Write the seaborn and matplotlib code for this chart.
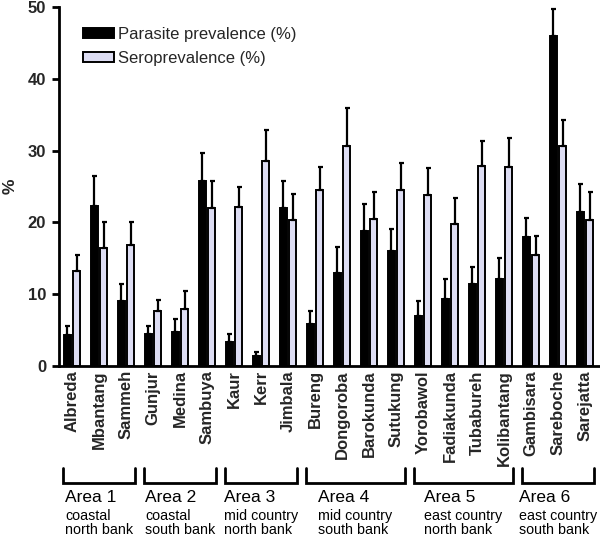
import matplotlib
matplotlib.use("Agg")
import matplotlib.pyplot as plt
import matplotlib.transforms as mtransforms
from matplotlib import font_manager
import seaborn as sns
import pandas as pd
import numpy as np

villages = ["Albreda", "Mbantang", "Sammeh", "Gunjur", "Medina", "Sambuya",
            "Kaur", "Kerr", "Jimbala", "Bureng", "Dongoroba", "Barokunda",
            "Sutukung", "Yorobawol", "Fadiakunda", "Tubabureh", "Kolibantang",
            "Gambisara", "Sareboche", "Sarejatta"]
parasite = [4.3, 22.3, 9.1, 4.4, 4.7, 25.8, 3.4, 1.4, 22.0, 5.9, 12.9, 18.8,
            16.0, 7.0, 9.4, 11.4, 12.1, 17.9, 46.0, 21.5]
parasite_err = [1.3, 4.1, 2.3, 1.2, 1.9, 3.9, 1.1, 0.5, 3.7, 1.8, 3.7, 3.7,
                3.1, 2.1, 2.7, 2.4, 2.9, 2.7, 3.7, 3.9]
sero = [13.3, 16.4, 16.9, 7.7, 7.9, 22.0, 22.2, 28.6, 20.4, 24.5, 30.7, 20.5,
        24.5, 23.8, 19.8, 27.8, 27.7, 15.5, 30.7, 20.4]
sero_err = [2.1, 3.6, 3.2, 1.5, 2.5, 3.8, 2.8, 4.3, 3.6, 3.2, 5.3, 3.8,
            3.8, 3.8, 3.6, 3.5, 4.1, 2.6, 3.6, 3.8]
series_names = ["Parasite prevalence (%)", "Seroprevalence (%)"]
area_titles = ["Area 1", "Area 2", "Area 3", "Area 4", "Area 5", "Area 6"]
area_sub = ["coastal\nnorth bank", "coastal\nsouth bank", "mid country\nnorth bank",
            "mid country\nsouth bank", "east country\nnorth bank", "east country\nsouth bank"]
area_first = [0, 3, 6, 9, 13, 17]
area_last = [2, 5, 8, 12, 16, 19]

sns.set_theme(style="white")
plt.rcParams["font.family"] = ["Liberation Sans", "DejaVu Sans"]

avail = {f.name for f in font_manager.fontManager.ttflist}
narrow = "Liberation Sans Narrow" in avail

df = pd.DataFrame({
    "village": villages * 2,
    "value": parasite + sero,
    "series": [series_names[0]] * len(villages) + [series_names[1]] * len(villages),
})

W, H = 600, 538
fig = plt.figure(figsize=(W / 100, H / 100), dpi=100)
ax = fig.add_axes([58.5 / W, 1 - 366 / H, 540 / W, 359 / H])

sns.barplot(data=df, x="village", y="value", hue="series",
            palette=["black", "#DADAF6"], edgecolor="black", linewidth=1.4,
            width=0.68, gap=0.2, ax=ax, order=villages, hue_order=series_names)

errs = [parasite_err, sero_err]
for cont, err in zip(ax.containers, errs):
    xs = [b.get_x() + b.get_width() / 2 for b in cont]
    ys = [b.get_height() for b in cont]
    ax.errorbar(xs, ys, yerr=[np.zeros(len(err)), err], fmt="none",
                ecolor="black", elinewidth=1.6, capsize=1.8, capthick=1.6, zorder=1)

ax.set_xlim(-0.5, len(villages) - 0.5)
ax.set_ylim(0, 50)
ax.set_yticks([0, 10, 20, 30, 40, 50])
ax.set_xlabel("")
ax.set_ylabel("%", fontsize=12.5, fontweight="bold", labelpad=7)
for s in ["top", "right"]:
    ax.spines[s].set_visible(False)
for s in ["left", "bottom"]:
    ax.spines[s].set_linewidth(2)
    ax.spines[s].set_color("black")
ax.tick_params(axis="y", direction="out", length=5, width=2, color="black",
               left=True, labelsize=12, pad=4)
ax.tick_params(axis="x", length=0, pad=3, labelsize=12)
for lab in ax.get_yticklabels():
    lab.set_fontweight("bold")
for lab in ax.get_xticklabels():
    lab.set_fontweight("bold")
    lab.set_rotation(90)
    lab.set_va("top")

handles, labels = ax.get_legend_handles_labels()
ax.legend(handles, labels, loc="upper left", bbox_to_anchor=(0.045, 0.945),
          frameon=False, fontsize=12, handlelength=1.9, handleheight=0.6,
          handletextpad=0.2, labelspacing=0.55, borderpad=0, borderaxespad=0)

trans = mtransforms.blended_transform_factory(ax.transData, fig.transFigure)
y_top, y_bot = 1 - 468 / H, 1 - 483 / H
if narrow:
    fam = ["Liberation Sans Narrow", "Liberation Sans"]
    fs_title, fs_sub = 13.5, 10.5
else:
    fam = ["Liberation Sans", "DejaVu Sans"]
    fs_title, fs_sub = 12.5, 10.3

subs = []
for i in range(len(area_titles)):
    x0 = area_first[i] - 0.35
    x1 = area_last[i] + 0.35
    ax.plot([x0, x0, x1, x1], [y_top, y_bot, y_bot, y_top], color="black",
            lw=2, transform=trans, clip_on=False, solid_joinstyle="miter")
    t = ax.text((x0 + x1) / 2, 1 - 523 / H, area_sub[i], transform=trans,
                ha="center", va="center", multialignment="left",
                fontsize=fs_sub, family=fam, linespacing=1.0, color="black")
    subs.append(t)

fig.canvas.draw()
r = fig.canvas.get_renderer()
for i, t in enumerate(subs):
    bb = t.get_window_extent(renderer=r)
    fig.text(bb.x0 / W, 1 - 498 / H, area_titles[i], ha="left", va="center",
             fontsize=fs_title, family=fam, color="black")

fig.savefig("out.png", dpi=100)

━━━━

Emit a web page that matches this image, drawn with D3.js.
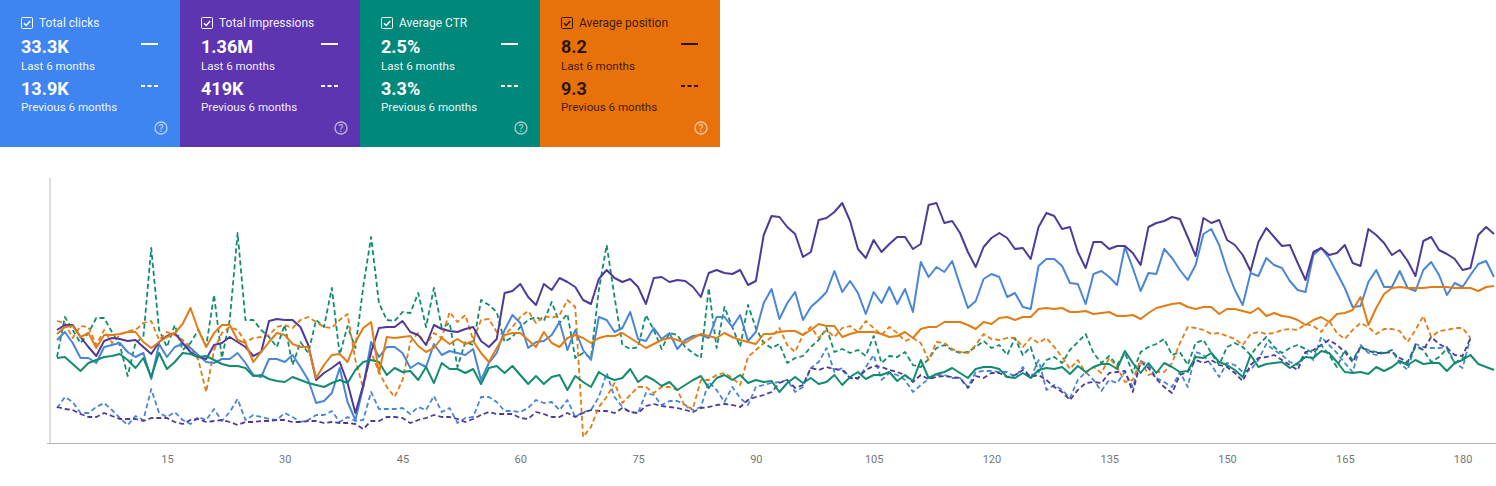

━━━━

» **Exercise prompt**
Taking the entries above, extract every line from the one bearing "Write the seaborn" through the one bearing "import numpy as np", exactly, with no pictures.

» **Solution**
Write the seaborn and matplotlib code for this chart.
import matplotlib
matplotlib.use("Agg")
import matplotlib.pyplot as plt
import matplotlib.transforms as mtransforms
from matplotlib import font_manager
import seaborn as sns
import pandas as pd
import numpy as np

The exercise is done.